Hi Dav8, have a look here for some ideas,what kind of sites are you looking for?kid friendly/quiet/....


----------



## whistlinggypsy (May 1, 2005)

Dav8, we have just completed a tour mainly of N. Ireland and a very pleasant trip it was even though the weather was against us quite often.

Have a look at the blog i have written for some ideas, it may help you in your travels and i hope you enjoy it as much as we did.

http://quinn-travels.sosblog.com/

There are some pictures available in my photo album.

Regards

Bob


----------



## 116800 (Sep 20, 2008)

*re-camping in Ireland*

Thanks both for your help and have noted a few places that you have mentioned so will hopefully find them and have just a good a time has yourselves. I've found the page of campsites for Ireland and have noted the sat nav co-ordinates for most of the wild camp sites listed throughout Ireland.
Dav8


----------



## CaGreg (Mar 28, 2007)

Hi Dave,
Firstly let me welcome you in advance to our wonderful little country. The weather is finally settling down so hopefully it will be good when you get here.

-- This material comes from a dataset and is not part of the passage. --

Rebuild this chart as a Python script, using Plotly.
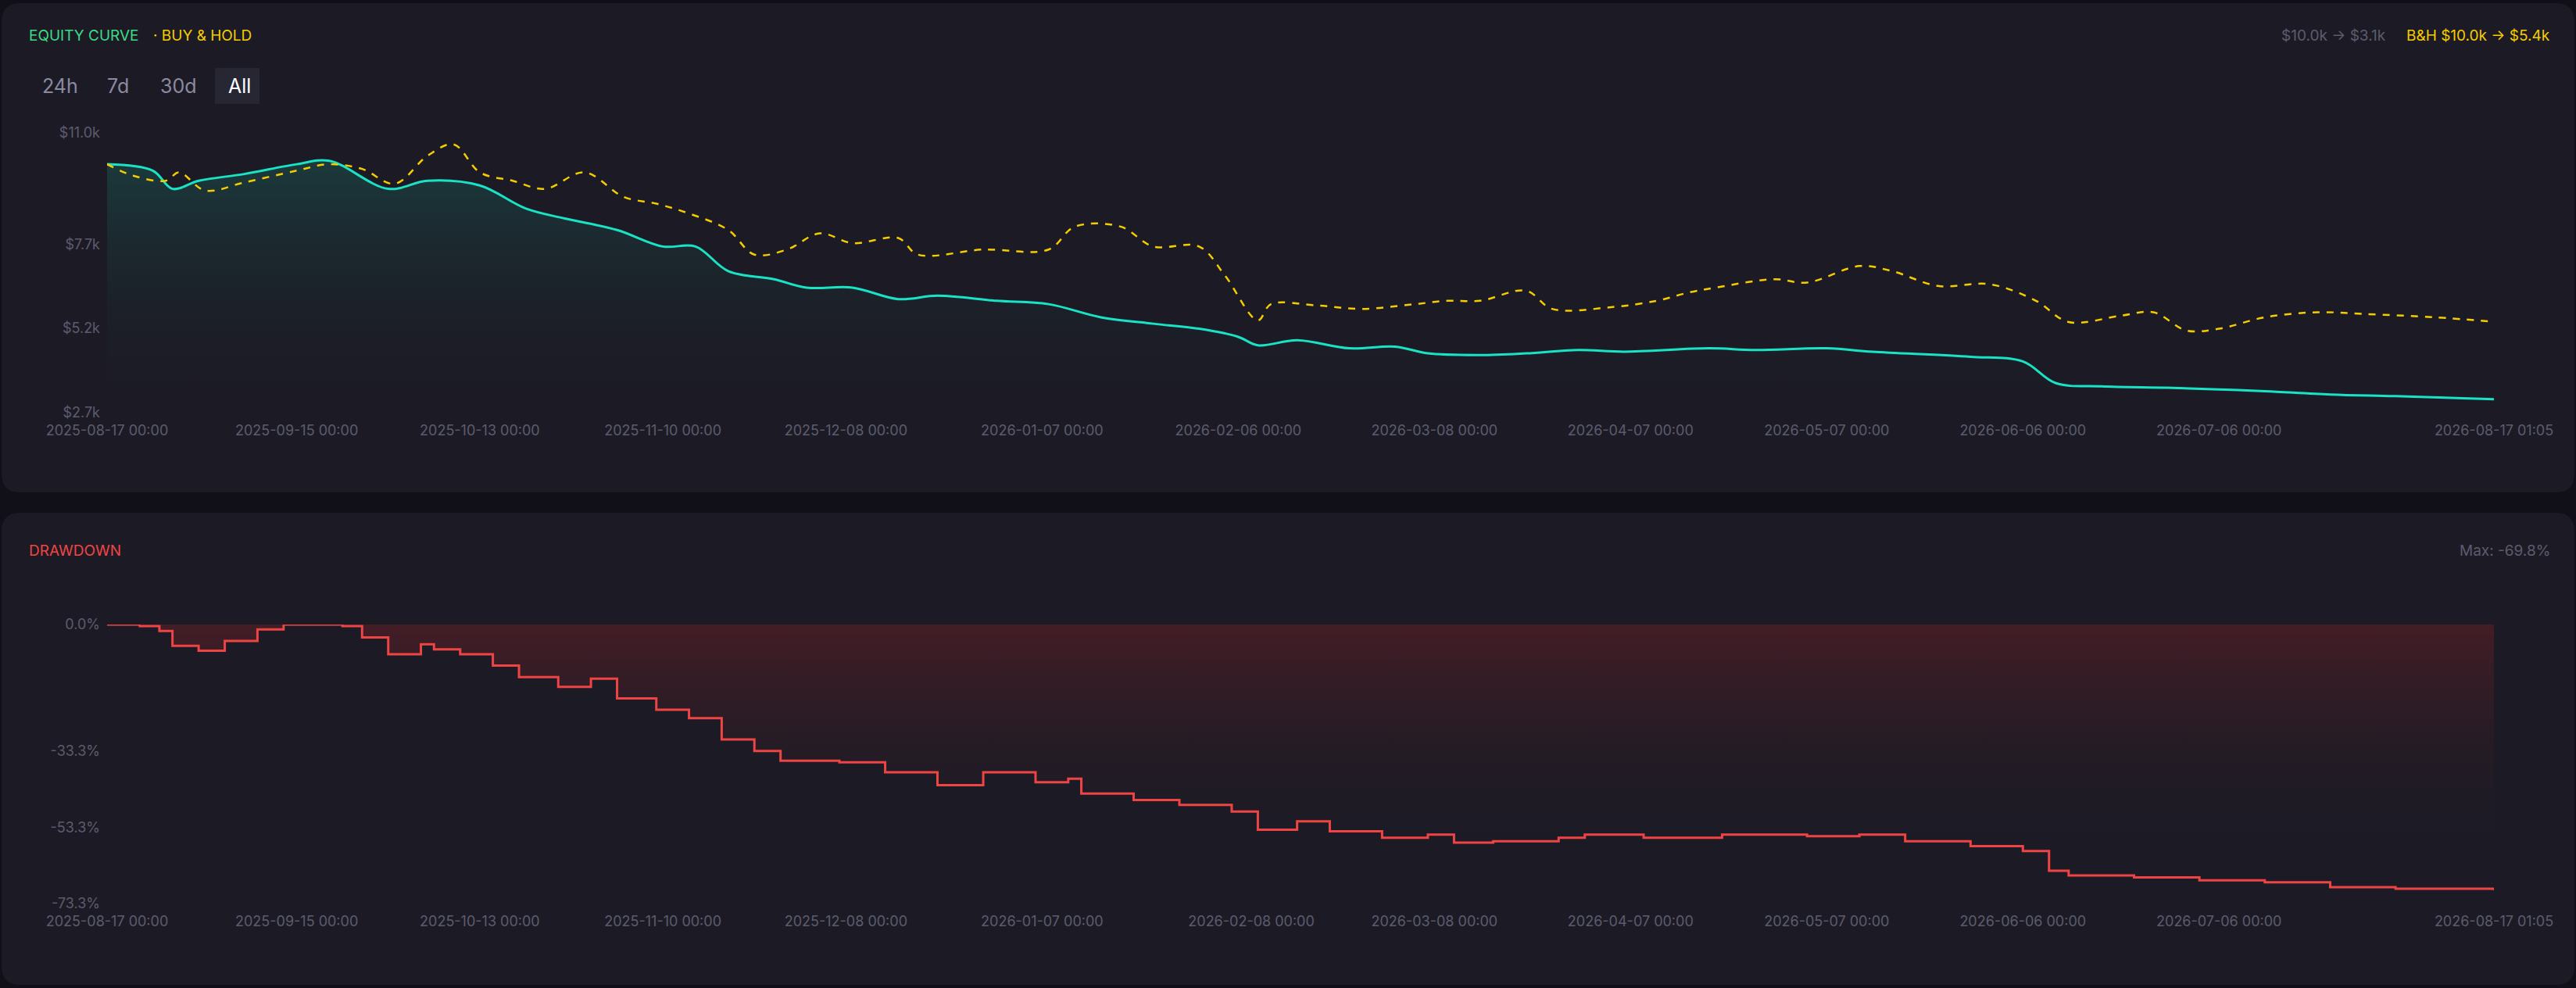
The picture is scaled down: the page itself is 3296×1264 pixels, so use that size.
import pandas as pd
import plotly.graph_objects as go
from plotly.subplots import make_subplots

W, H = 3296, 1264
START = pd.Timestamp('2025-08-17 00:00')

# equity curve (day offset, value in $k)
eq_days = [0, 7, 10, 14, 21, 29, 34, 43, 49, 57, 64, 70, 78, 85, 90, 95, 102, 107, 114, 121, 127, 136, 144,
           152, 160, 167, 173, 176, 182, 190, 197, 202, 210, 217, 225, 232, 245, 252, 263, 270, 285, 293, 298,
           305, 315, 323, 330, 340, 350, 365]
eq_vals = [10.07, 9.88, 9.34, 9.58, 9.78, 10.07, 10.17, 9.34, 9.58, 9.44, 8.76, 8.46, 8.12, 7.63, 7.63, 6.90,
           6.66, 6.41, 6.41, 6.07, 6.17, 6.02, 5.92, 5.53, 5.34, 5.19, 4.95, 4.70, 4.85, 4.61, 4.66, 4.46, 4.41,
           4.46, 4.56, 4.51, 4.61, 4.56, 4.61, 4.51, 4.36, 4.22, 3.58, 3.48, 3.44, 3.39, 3.34, 3.24, 3.19, 3.10]

# buy & hold benchmark
bh_days = [0, 4, 9, 11, 15, 21, 29, 34, 39, 44, 49, 53, 57, 62, 67, 73, 79, 84, 89, 95, 99, 104, 109, 114, 121,
           124, 134, 144, 148, 155, 160, 167, 171, 176, 178, 185, 192, 200, 205, 210, 217, 221, 230, 237, 242,
           246, 255, 260, 268, 273, 280, 288, 295, 300, 308, 313, 318, 323, 330, 338, 345, 356, 365]
bh_vals = [10.07, 9.73, 9.58, 9.83, 9.29, 9.53, 9.88, 10.07, 9.93, 9.49, 10.32, 10.66, 9.83, 9.58, 9.34, 9.83,
           9.10, 8.90, 8.61, 8.12, 7.39, 7.54, 8.02, 7.73, 7.88, 7.39, 7.54, 7.54, 8.22, 8.22, 7.63, 7.63, 6.76,
           5.44, 5.92, 5.88, 5.78, 5.92, 6.02, 6.02, 6.32, 5.78, 5.83, 6.02, 6.27, 6.41, 6.66, 6.56, 7.05, 6.90,
           6.46, 6.51, 6.02, 5.39, 5.58, 5.68, 5.14, 5.19, 5.53, 5.68, 5.63, 5.53, 5.40]

# drawdown in percent
dd_days = [0, 5, 8, 10, 14, 18, 23, 27, 34, 36, 39, 43, 48, 50, 54, 59, 63, 69, 74, 78, 84, 89, 93, 94, 99,
           103, 112, 119, 127, 134, 142, 147, 149, 157, 164, 172, 176, 182, 187, 195, 202, 206, 212, 222, 226,
           235, 247, 260, 268, 275, 285, 293, 297, 300, 310, 320, 330, 340, 350, 365]
dd_vals = [0.0, -0.4, -1.7, -5.6, -6.9, -4.3, -1.3, 0.0, 0.0, -0.4, -3.4, -7.8, -5.2, -6.5, -7.8, -10.8, -13.8,
           -16.4, -14.2, -19.4, -22.4, -24.6, -24.6, -30.2, -33.2, -35.8, -36.2, -38.8, -42.2, -38.8, -41.4,
           -40.5, -44.4, -46.1, -47.4, -49.1, -53.9, -51.7, -54.3, -56.0, -55.2, -57.3, -56.9, -56.0, -55.2,
           -56.0, -55.2, -55.6, -55.2, -56.9, -58.2, -59.5, -64.7, -65.9, -66.4, -67.2, -67.7, -69.0, -69.4, -69.8]

eq_x = [START + pd.Timedelta(days=d) for d in eq_days]
bh_x = [START + pd.Timedelta(days=d) for d in bh_days]
dd_x = [START + pd.Timedelta(days=d) for d in dd_days]
eq_x[-1] = bh_x[-1] = dd_x[-1] = pd.Timestamp('2026-08-17 01:05')

tick_dates = ['2025-08-17 00:00', '2025-09-15 00:00', '2025-10-13 00:00', '2025-11-10 00:00',
              '2025-12-08 00:00', '2026-01-07 00:00', '2026-02-06 00:00', '2026-03-08 00:00',
              '2026-04-07 00:00', '2026-05-07 00:00', '2026-06-06 00:00', '2026-07-06 00:00',
              '2026-08-17 01:05']
dd_tick_dates = list(tick_dates)
dd_tick_dates[6] = '2026-02-08 00:00'

MUTED = '#5c5b6e'
FONT = 'Inter'


def panel(y0, y1, r=24):
    """Rounded rectangle path in paper coords for a card."""
    x0, x1 = 2 / W, 1 - 2 / W
    rx, ry = r / W, r / H
    return (f'M {x0 + rx},{y1} L {x1 - rx},{y1} Q {x1},{y1} {x1},{y1 - ry} L {x1},{y0 + ry} '
            f'Q {x1},{y0} {x1 - rx},{y0} L {x0 + rx},{y0} Q {x0},{y0} {x0},{y0 + ry} '
            f'L {x0},{y1 - ry} Q {x0},{y1} {x0 + rx},{y1} Z')


fig = make_subplots(rows=2, cols=1, vertical_spacing=0.2)

fig.add_trace(go.Scatter(x=eq_x, y=eq_vals, mode='lines', line=dict(color='#19e3c4', width=3, shape='spline'),
                         fill='tozeroy',
                         fillgradient=dict(type='vertical', start=2.7, stop=10.2,
                                           colorscale=[[0, 'rgba(28,27,36,0)'], [1, 'rgba(25,105,95,0.4)']]),
                         showlegend=False), row=1, col=1)
fig.add_trace(go.Scatter(x=bh_x, y=bh_vals, mode='lines',
                         line=dict(color='#f5cc00', width=2.5, dash='dash', shape='spline'),
                         showlegend=False), row=1, col=1)
fig.add_trace(go.Scatter(x=dd_x, y=dd_vals, mode='lines', line=dict(color='#ef4444', width=3, shape='hv'),
                         fill='tozeroy',
                         fillgradient=dict(type='vertical', start=-62, stop=0,
                                           colorscale=[[0, 'rgba(28,27,36,0)'], [1, 'rgba(85,30,38,0.7)']]),
                         showlegend=False), row=2, col=1)

xd = [137 / W, 3191 / W]
axis_style = dict(showgrid=False, zeroline=False, showline=False, ticks='', automargin=False,
                  tickfont=dict(color=MUTED, size=18, family=FONT))
fig.update_xaxes(domain=xd, range=[START, pd.Timestamp('2026-08-17 01:05')], ticklabelstandoff=10, **axis_style)
fig.update_yaxes(ticklabelstandoff=8, **axis_style)
fig.update_xaxes(tickvals=tick_dates, ticktext=tick_dates, row=1, col=1)
fig.update_xaxes(tickvals=dd_tick_dates, ticktext=dd_tick_dates, row=2, col=1)
fig.update_yaxes(domain=[1 - 528 / H, 1 - 170 / H], range=[2.7, 11.0],
                 tickvals=[2.7, 5.2, 7.7, 11.0], ticktext=['$2.7k', '$5.2k', '$7.7k', '$11.0k'], row=1, col=1)
fig.update_yaxes(domain=[1 - 1156 / H, 1 - 799 / H], range=[-73.3, 0],
                 tickvals=[-73.3, -53.3, -33.3, 0], ticktext=['-73.3%', '-53.3%', '-33.3%', '0.0%'], row=2, col=1)

fig.update_layout(
    width=W, height=H, margin=dict(l=0, r=0, t=0, b=0, pad=0, autoexpand=False),
    paper_bgcolor='#111019', plot_bgcolor='rgba(0,0,0,0)',
    font=dict(family=FONT, color=MUTED),
    shapes=[
        dict(type='path', xref='paper', yref='paper', path=panel(1 - 630 / H, 1 - 4 / H),
             fillcolor='#1c1b25', line=dict(width=0), layer='below'),
        dict(type='path', xref='paper', yref='paper', path=panel(4 / H, 1 - 656 / H),
             fillcolor='#1c1b25', line=dict(width=0), layer='below'),
        dict(type='rect', xref='paper', yref='paper', x0=275 / W, x1=332 / W, y0=1 - 133 / H, y1=1 - 87 / H,
             fillcolor='#272633', line=dict(width=0), layer='below'),
    ],
)

ann = [
    ('EQUITY CURVE', 35, 46, '#3ddc84', 'left', 19),
    ('· BUY & HOLD', 194, 46, '#f5cc00', 'left', 19),
    ('24h', 52, 110, '#8a8aa0', 'left', 25),
    ('7d', 135, 110, '#8a8aa0', 'left', 25),
    ('30d', 203, 110, '#8a8aa0', 'left', 25),
    ('All', 290, 110, '#ffffff', 'left', 25),
    ('$10.0k → $3.1k', 3055, 46, MUTED, 'right', 19),
    ('B&H $10.0k → $5.4k', 3265, 46, '#f5cc00', 'right', 19),
    ('DRAWDOWN', 35, 704, '#ef4444', 'left', 19),
    ('Max: -69.8%', 3265, 704, MUTED, 'right', 19),
]
for text, px, py, color, anchor, size in ann:
    fig.add_annotation(text=text, x=px / W, y=1 - py / H, xref='paper', yref='paper', showarrow=False,
                       xanchor=anchor, yanchor='middle', font=dict(color=color, size=size, family=FONT))

fig.write_html('out.html', config={'displayModeBar': False},
               post_script="document.body.style.margin='0';")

I hope you can be successful in 'doing' all 26/32 counties. You must realise that driving distances and driving times are a bit different to what you are used to in UK especially on the west coast and in rural areas. 
At this time of the years, roads should be quieter and tourisy regions are not too busy.

Check out (in no particular order) 
Derrynane/Caherdaniel County Kerry (On the Ring of Kerry route)
Beara Peninsula West Cork
Doolin to Kinvarra on the coast road County Clare/Galway
Lettermullan, Lettermore Connemara, County Galway
Around Lough Corrib (large Lake area) County Galway
Clew Bay area County Mayo
Belmullet County Mayo
Mullaghmore County Sligo
Coastal County Donegal
North and East Antrim coast (Northern Ireland)

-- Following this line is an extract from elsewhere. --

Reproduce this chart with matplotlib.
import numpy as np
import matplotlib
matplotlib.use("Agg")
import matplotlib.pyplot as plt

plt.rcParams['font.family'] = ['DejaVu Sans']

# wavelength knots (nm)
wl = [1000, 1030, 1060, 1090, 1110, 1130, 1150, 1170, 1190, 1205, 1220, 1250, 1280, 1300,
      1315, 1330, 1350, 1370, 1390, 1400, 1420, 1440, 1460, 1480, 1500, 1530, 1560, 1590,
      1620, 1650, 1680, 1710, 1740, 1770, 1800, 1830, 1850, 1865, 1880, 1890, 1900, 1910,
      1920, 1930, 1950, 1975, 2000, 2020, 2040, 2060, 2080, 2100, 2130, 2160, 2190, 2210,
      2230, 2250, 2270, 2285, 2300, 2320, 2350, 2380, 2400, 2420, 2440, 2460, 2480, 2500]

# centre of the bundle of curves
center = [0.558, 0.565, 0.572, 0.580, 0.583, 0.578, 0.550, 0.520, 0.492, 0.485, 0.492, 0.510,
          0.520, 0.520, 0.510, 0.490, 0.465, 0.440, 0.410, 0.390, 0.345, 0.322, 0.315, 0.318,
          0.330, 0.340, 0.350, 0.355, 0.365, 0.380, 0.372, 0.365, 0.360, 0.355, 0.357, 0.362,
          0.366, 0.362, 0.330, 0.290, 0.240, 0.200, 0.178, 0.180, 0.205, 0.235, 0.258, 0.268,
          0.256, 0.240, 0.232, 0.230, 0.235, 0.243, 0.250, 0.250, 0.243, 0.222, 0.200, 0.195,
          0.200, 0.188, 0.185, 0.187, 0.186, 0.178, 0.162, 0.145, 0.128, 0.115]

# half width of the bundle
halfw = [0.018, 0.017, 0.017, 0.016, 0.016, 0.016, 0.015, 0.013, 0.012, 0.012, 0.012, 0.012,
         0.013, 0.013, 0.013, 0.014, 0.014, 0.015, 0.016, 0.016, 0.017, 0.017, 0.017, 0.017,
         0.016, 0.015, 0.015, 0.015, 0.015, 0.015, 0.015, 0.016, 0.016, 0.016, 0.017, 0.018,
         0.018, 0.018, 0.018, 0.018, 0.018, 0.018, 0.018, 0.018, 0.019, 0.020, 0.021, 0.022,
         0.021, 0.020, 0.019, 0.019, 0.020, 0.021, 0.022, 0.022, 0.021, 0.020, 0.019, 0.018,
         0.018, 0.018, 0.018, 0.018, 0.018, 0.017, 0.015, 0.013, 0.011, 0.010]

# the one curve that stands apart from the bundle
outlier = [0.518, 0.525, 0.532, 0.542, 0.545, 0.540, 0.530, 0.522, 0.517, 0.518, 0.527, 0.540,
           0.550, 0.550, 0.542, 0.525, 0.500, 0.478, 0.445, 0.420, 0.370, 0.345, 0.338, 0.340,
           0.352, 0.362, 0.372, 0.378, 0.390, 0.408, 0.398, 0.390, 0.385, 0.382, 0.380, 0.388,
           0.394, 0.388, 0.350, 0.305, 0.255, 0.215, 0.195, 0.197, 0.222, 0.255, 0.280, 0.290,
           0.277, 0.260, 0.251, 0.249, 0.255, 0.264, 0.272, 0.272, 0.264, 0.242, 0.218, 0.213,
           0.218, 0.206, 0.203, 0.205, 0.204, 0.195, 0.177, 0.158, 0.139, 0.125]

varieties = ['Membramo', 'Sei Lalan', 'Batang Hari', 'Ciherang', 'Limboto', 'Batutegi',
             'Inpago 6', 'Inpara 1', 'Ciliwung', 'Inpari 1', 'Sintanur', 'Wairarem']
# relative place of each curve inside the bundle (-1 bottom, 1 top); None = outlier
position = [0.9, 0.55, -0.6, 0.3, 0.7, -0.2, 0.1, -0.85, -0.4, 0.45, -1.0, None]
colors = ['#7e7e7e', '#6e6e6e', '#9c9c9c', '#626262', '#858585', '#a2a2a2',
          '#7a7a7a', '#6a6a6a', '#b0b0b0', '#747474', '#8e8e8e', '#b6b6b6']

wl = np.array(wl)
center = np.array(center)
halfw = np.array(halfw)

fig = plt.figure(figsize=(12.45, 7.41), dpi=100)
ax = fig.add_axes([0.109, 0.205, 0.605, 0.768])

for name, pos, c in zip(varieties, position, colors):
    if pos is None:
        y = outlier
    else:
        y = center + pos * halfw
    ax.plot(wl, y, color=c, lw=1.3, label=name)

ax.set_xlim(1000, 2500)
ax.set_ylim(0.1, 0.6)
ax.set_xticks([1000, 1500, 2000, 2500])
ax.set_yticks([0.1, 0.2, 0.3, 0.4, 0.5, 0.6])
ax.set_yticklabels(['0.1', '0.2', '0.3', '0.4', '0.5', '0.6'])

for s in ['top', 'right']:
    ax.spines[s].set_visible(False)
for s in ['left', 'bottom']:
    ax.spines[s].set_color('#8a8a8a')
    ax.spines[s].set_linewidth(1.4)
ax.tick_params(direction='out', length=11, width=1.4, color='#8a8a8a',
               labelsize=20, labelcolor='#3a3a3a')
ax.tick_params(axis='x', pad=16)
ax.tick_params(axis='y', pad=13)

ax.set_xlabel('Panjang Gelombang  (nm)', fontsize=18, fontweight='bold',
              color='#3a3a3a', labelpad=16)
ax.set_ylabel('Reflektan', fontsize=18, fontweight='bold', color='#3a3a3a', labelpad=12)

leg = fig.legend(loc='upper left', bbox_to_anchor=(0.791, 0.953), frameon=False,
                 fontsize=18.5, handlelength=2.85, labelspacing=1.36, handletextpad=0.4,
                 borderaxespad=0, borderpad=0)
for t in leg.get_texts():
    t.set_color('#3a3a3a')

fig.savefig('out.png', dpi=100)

Actually these are in order, starting on the south west coast and working up along, but really these are the most scenic areas in the country.

That should keep you busy for a few days!!

Have fun
Ca


----------



## ShinyFiat (Jun 2, 2009)

*ireland touring*

would stay clear of Dublin area, have been broken into twice in this area, and yes it was toursit attrractions such as Malahide Castle . West Coast is much nicer and well worth visiting, Wetsport, Kerry,Killarney. and also the North, Causeway Coast, Glens of Antrim Coast, Aires site in bROUGHSHANE cO aNTRIM WHERE you will find m/homers at any day of the week.


----------



## tincan (Jul 31, 2006)

you will not have a heap of choice for registered sites when you come, as most will be closed. the camping ireland website will give opening dates

Noel


----------



## locovan (Oct 17, 2007)

http://www.irishferries.com/HTMLemail/uk/template-uk.html
I have just had this emailed to me

Then head to my favourite place
http://www.killarneynationalpark.ie/
South and west of the town of Killarney in Co. Kerry is an expanse of rugged mountainous country. This includes the McGillycuddy's Reeks, the highest mountain range in Ireland which rise to a height of over 1000 metres. At the foot of these mountains nestle the world famous lakes of Killarney. Here where the mountains sweep down to the lake shores, their lower slopes covered in woodlands, lies the 10,236 hectare (26,000 acres), Killarney National Park . The distinctive combination of mountains, lakes, woods and waterfalls under ever changing skies gives the area a special scenic beauty.

I have just got to get back and visit here and then head North as I would like to see the Giant Causeway :lol: 
I saw Franks Pictures and it looks so fascinating


----------



## misty1 (May 1, 2005)

Just got back from a 2 week tour of the emerald isle. Caught the ferry from Stranraer to Belfast then made our way down to Dublin where we spend 3 days visiting friends. We then cut across country to Galway, then onto Achill Island, Sligo, Co Donegal and lastly to Ballyness in the north before heading back to the ferry in Belfast. Weather was a bit unpredictable, from in the 80's to storms and high winds especially on the west coast. The scenary was fantastic and the people that we met were wonderful. We did the south coast 5 years ago and certainly Tralee and the Dingle peninsula is not to be missed. Most of the sites that we stayed at we got from the Camping Ireland booklet and has the majority of the sites in Ireland. If you want any further details then please do not hesitate to ping me.

Have a great time.

Andrew and Catherine


----------